Peace Church at Crooked Creek joined with Zion in 1886, and two years later Zion Church at Hokah was added to the union, all being served by the same pastor. This meant a great deal of traveling and in horse and buggy days it was impossible for the minister to be in each church on the same Sunday. After a 50-year period the three point charge was dissolved because the congregations desired weekly instead of monthly services.
From 1964 to 1984 Zion Evangelical Church in Brownsville and Zion Evangelical Church in Hokah once again shared a pastor; however, they separated again in 1984 when the congregations had grown to the point where they felt they needed a full time pastor of their own.

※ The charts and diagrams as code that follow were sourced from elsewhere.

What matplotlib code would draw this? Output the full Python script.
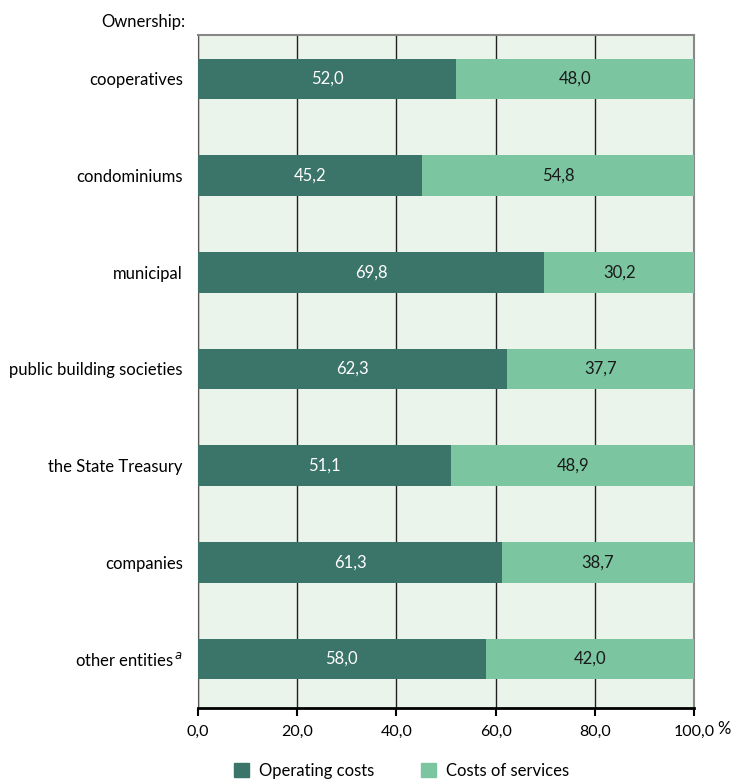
import matplotlib.pyplot as plt
from matplotlib.patches import Patch

plt.rcParams['font.family'] = ['Lato', 'DejaVu Sans']

categories = ['cooperatives', 'condominiums', 'municipal', 'public building societies',
              'the State Treasury', 'companies', 'other entities$^{\\,\\mathit{a}}$']
operating = [52.0, 45.2, 69.8, 62.3, 51.1, 61.3, 58.0]
services = [48.0, 54.8, 30.2, 37.7, 48.9, 38.7, 42.0]
xticks = [0, 20, 40, 60, 80, 100]

c_dark = '#3b7468'
c_light = '#7bc5a0'
c_bg = '#eaf4ea'
fs = 12

fig = plt.figure(figsize=(7.31, 7.8), dpi=100)
ax = fig.add_axes([198 / 731, 1 - 708 / 780, 496 / 731, 673 / 780])
ax.set_facecolor(c_bg)

y = list(range(len(categories)))
ax.barh(y, operating, height=0.42, color=c_dark, zorder=3)
ax.barh(y, services, left=operating, height=0.42, color=c_light, zorder=3)

for i in y:
    ax.text(operating[i] / 2, i, f'{operating[i]:.1f}'.replace('.', ','),
            ha='center', va='center', color='white', fontsize=fs, zorder=4)
    ax.text(operating[i] + services[i] / 2, i, f'{services[i]:.1f}'.replace('.', ','),
            ha='center', va='center', color='#1a1a1a', fontsize=fs, zorder=4)

ax.set_xlim(0, 100)
ax.set_ylim(6.507, -0.455)
ax.set_xticks(xticks)
ax.set_xticklabels([f'{v:.1f}'.replace('.', ',') for v in xticks], fontsize=11.5)
ax.set_yticks(y)
ax.set_yticklabels(categories, fontsize=fs)
ax.tick_params(axis='y', length=0, pad=11)
ax.tick_params(axis='x', length=6, width=1.5, direction='out', pad=6, color='black')

ax.grid(axis='x', color='#222222', linewidth=1, zorder=1)
ax.set_axisbelow(True)
for s in ['top', 'right']:
    ax.spines[s].set_color('#888888')
    ax.spines[s].set_linewidth(1.5)
ax.spines['left'].set_color('#555555')
ax.spines['bottom'].set_color('black')
ax.spines['bottom'].set_linewidth(2)

fig.text(185 / 731, 1 - 22 / 780, 'Ownership:', ha='right', va='center', fontsize=fs)
fig.text(717 / 731, 1 - 729 / 780, '%', ha='left', va='center', fontsize=fs)

handles = [Patch(color=c_dark, label='Operating costs'),
           Patch(color=c_light, label='Costs of services')]
fig.legend(handles=handles, loc='center', bbox_to_anchor=(0.549, 1 - 771 / 780),
           ncol=2, frameon=False, fontsize=fs, handlelength=0.9, handleheight=0.9,
           columnspacing=2.8, handletextpad=0.6)

plt.savefig('out.png', dpi=100)
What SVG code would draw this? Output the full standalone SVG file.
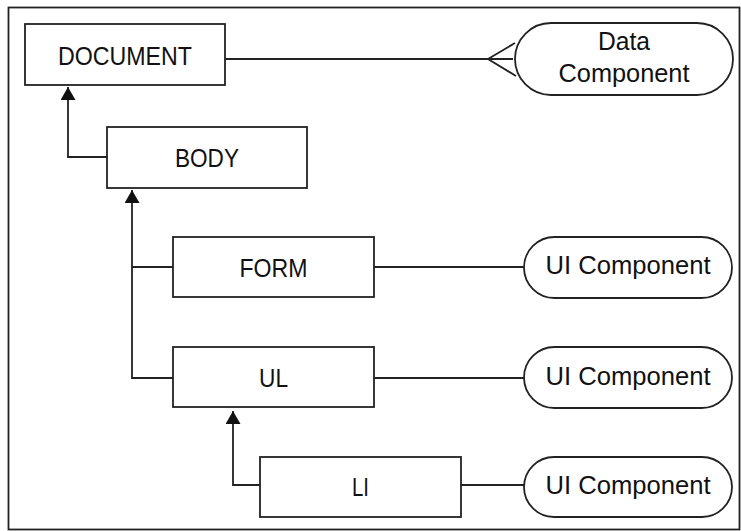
<svg xmlns="http://www.w3.org/2000/svg" width="741" height="531" viewBox="0 0 741 531">
<style>
.box{fill:#fff;stroke:#222;stroke-width:1.8}
.pill{fill:#fff;stroke:#222;stroke-width:1.8}
.ln{fill:none;stroke:#222;stroke-width:1.8}
text{font-family:"Liberation Sans",Arial,sans-serif;font-size:25px;fill:#111;text-anchor:middle}
</style>
<defs>
<marker id="arr" markerUnits="userSpaceOnUse" markerWidth="14" markerHeight="15" refX="13" refY="7.5" orient="auto">
<path d="M0,0 L13,7.5 L0,15 z" fill="#111"/>
</marker>
</defs>
<rect x="8.5" y="7.5" width="731" height="522" fill="#fff" stroke="#222" stroke-width="1.8"/>
<g id="connectors">
<path class="ln" d="M225,59 H513"/>
<path class="ln" d="M515,43 L488,59 L516,76"/>
<path class="ln" d="M107,157 H68 V87" marker-end="url(#arr)"/>
<path class="ln" d="M173,378 H132 V190" marker-end="url(#arr)"/>
<path class="ln" d="M173,267 H132"/>
<path class="ln" d="M260,485 H233 V411" marker-end="url(#arr)"/>
<path class="ln" d="M374,267 H524"/>
<path class="ln" d="M374,378 H524"/>
<path class="ln" d="M461,485 H524"/>
</g>
<g id="document"><rect class="box" x="25" y="24" width="200" height="61"/><text x="125" y="65" textLength="134" lengthAdjust="spacingAndGlyphs">DOCUMENT</text></g>
<g id="body"><rect class="box" x="107" y="127" width="200" height="61"/><text x="207" y="167" textLength="64" lengthAdjust="spacingAndGlyphs">BODY</text></g>
<g id="form"><rect class="box" x="173" y="237" width="201" height="60"/><text x="273.5" y="277" textLength="68" lengthAdjust="spacingAndGlyphs">FORM</text></g>
<g id="ul"><rect class="box" x="173" y="347" width="201" height="60"/><text x="273.5" y="387" textLength="29" lengthAdjust="spacingAndGlyphs">UL</text></g>
<g id="li"><rect class="box" x="260" y="457" width="201" height="60"/><text x="360.5" y="496" textLength="17" lengthAdjust="spacingAndGlyphs">LI</text></g>
<g id="data-component"><rect class="pill" x="515" y="23" width="218" height="72" rx="36" ry="36"/><text x="624" y="50" textLength="52" lengthAdjust="spacingAndGlyphs">Data</text><text x="624" y="82" textLength="131" lengthAdjust="spacingAndGlyphs">Component</text></g>
<g id="ui-component-1"><rect class="pill" x="524" y="237" width="208" height="61" rx="30.5" ry="30.5"/><text x="628" y="274" textLength="165" lengthAdjust="spacingAndGlyphs">UI Component</text></g>
<g id="ui-component-2"><rect class="pill" x="524" y="347" width="208" height="61" rx="30.5" ry="30.5"/><text x="628" y="385" textLength="165" lengthAdjust="spacingAndGlyphs">UI Component</text></g>
<g id="ui-component-3"><rect class="pill" x="524" y="457" width="208" height="60" rx="30" ry="30"/><text x="628" y="494" textLength="165" lengthAdjust="spacingAndGlyphs">UI Component</text></g>
</svg>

Ministry and faithful service
Zion Evangelical Church has had many wonderful pastors and the members are grateful for their leadership and ministering.
Organizations and groups within the congregation continue to provide Christian fellowship, support and leadership for the church. There are opportunities for education, teaching, Bible study, ministering, music and fellowship for people of all ages.
Over the years the church has sponsored radio and nursing home ministry, missionaries and a variety of missions, both at home and abroad.
Zion Evangelical Cemetery
“Gottesacker,” translated “God’s Acre,” was the name given to the three-acre parcel of land deeded in October 1866 to trustees of the German Lutheran Church as a final resting place for members of Zion Evangelical and the Church of the Holy Comforter.
“The cemetery walk on May 4 is a way to share memories of those who have gone on,” commented lifelong member Kathy (Ideker) Fitzpatrick.
“We are told God wants us to stop, pray and listen to what He wants us to do,” stated Lorene (Wohlers) Miller, “and then step out in faith to do His will.”
The celebration is a time to remember, rejoice and renew.